Aim of the exercise — Your task is to write out only the lines running from the line with "Reproduce this chart with Plotly." to the line with "pw, ph = W - ML - MR, H - MT - MB", both ends kept, with no images.

=====

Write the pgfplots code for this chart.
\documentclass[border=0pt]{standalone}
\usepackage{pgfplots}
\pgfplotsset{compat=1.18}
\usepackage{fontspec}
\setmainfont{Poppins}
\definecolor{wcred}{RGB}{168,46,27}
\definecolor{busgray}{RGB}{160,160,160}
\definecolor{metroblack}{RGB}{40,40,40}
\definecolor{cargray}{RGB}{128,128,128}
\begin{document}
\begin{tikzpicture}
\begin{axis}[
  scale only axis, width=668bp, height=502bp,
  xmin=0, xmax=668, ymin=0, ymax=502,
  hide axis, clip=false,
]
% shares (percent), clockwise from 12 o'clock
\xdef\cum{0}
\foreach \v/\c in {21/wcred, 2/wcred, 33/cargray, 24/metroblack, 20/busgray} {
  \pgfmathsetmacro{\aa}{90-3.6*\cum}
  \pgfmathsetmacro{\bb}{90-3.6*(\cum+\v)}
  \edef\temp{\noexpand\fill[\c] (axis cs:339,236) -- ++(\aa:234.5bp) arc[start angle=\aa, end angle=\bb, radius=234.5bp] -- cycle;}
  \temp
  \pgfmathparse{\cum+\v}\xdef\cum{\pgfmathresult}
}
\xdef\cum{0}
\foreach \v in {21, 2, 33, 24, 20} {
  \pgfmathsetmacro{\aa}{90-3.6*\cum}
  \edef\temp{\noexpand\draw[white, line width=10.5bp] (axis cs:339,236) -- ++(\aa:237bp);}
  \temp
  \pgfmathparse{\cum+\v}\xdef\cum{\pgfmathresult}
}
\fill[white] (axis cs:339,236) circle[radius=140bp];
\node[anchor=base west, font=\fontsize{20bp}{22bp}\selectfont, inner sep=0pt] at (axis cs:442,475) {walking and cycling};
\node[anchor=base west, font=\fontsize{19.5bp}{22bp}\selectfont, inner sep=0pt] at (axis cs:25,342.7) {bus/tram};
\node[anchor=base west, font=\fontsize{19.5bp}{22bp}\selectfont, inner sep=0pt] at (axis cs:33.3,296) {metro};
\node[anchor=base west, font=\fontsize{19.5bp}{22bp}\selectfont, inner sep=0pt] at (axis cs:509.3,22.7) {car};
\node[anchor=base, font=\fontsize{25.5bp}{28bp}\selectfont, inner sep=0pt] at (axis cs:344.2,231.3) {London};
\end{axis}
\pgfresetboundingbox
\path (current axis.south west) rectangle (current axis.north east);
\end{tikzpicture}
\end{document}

=====

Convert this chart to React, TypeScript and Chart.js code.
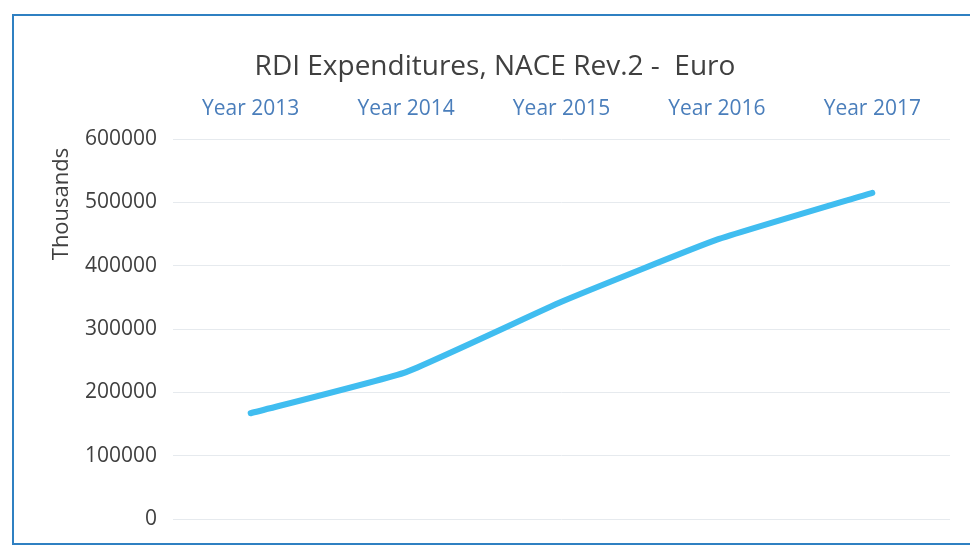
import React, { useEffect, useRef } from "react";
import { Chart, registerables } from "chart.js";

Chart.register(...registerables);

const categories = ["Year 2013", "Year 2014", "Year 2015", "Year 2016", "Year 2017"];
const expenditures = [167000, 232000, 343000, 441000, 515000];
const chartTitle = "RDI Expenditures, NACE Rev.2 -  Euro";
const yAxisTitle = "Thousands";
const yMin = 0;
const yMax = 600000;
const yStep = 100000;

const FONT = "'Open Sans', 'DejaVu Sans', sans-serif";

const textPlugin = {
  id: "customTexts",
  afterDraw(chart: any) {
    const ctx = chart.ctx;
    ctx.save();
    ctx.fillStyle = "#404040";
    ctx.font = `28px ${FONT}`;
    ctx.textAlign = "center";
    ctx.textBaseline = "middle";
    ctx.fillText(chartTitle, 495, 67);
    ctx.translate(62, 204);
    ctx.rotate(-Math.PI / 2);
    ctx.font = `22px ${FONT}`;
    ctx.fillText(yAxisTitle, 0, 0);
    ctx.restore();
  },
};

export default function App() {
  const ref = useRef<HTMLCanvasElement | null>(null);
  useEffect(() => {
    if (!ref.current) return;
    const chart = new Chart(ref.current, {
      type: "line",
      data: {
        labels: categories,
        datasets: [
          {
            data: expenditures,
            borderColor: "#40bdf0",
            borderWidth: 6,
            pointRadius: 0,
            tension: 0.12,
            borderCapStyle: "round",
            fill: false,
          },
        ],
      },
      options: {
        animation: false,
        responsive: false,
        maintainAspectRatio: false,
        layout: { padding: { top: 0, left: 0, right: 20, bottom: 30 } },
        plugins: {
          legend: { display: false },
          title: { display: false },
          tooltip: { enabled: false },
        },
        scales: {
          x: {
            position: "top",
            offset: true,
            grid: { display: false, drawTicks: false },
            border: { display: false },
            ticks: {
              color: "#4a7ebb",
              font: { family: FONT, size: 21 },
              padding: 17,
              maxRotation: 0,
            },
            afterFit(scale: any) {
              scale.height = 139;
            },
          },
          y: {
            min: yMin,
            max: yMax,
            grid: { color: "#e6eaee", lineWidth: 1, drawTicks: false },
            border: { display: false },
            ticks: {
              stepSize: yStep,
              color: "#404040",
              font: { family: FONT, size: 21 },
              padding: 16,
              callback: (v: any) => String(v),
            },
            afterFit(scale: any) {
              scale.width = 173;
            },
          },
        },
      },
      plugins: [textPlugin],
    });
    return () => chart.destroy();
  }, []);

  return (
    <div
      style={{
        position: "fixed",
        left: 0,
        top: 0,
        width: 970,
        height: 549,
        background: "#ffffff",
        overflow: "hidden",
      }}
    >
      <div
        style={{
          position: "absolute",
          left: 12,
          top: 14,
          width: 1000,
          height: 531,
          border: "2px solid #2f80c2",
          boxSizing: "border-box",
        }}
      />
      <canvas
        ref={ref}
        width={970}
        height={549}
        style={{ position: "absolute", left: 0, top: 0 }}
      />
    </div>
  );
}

=====

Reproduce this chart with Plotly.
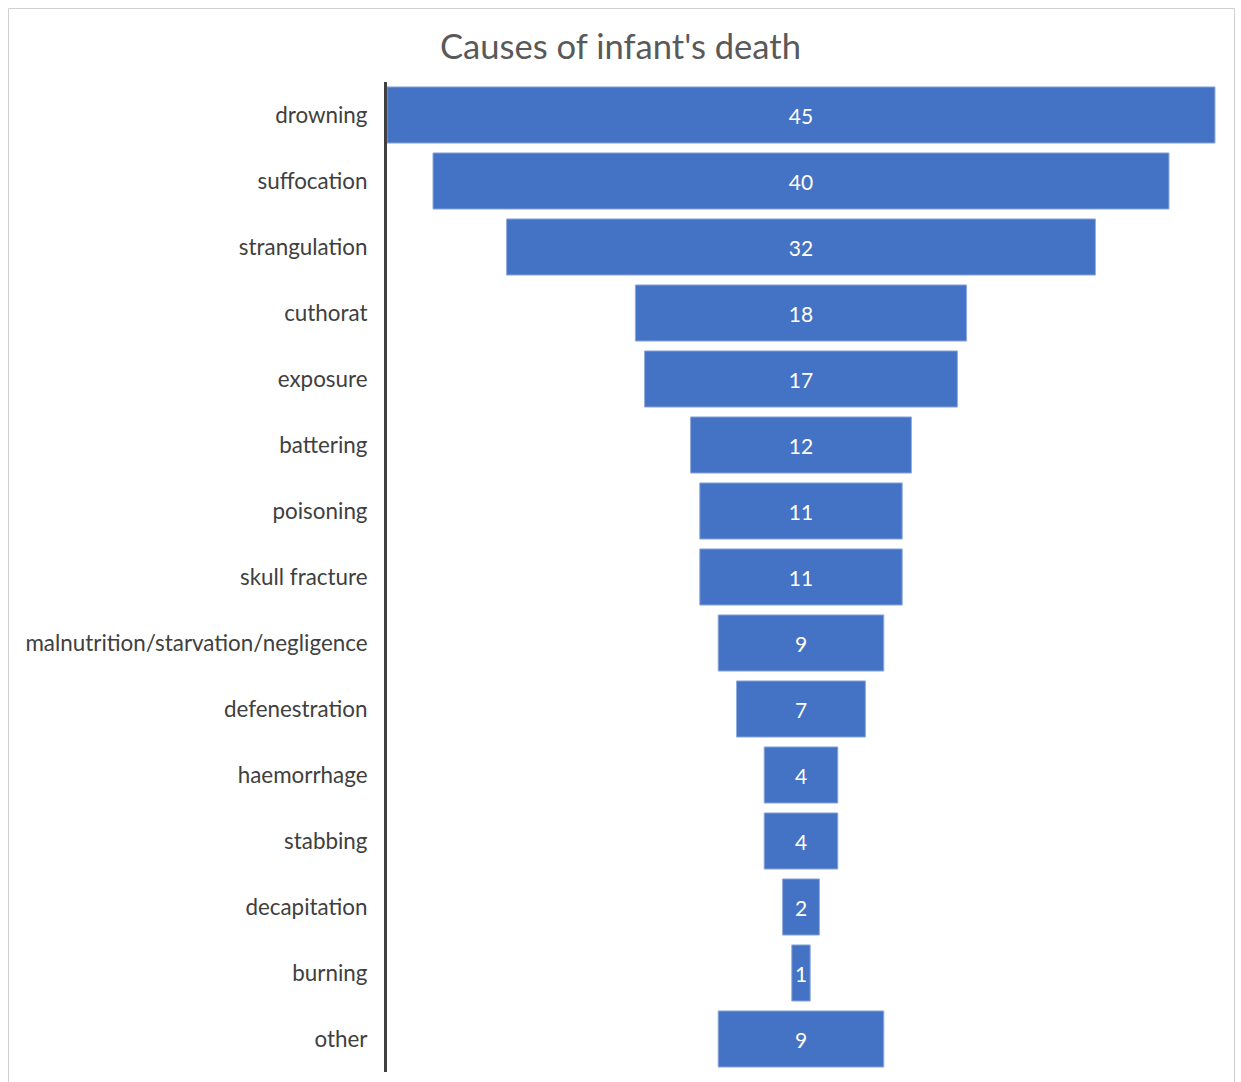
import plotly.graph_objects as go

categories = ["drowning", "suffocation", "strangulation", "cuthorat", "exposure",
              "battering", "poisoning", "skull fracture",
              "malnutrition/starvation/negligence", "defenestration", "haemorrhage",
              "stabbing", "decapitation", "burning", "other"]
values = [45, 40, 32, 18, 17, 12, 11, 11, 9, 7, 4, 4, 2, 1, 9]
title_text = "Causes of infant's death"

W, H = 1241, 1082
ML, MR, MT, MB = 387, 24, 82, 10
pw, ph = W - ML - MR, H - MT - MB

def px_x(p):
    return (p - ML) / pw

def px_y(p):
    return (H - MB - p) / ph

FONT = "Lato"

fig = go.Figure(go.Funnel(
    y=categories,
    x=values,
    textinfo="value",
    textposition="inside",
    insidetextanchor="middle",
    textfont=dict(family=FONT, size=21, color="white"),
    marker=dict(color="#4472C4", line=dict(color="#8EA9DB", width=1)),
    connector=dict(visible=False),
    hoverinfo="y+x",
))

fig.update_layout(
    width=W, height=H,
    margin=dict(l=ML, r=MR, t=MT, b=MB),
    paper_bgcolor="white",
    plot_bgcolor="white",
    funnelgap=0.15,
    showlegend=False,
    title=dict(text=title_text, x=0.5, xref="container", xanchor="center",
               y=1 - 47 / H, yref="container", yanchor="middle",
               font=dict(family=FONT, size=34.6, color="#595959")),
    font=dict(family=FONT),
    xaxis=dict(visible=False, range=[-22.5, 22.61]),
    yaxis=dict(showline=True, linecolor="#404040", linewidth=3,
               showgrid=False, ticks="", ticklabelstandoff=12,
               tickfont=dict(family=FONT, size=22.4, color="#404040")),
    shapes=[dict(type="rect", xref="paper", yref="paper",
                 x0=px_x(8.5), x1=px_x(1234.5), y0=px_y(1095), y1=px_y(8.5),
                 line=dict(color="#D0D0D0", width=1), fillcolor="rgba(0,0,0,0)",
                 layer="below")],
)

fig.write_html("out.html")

=====

Solution to this problem —
Reproduce this chart with Plotly.
import plotly.graph_objects as go

categories = ["drowning", "suffocation", "strangulation", "cuthorat", "exposure",
              "battering", "poisoning", "skull fracture",
              "malnutrition/starvation/negligence", "defenestration", "haemorrhage",
              "stabbing", "decapitation", "burning", "other"]
values = [45, 40, 32, 18, 17, 12, 11, 11, 9, 7, 4, 4, 2, 1, 9]
title_text = "Causes of infant's death"

W, H = 1241, 1082
ML, MR, MT, MB = 387, 24, 82, 10
pw, ph = W - ML - MR, H - MT - MB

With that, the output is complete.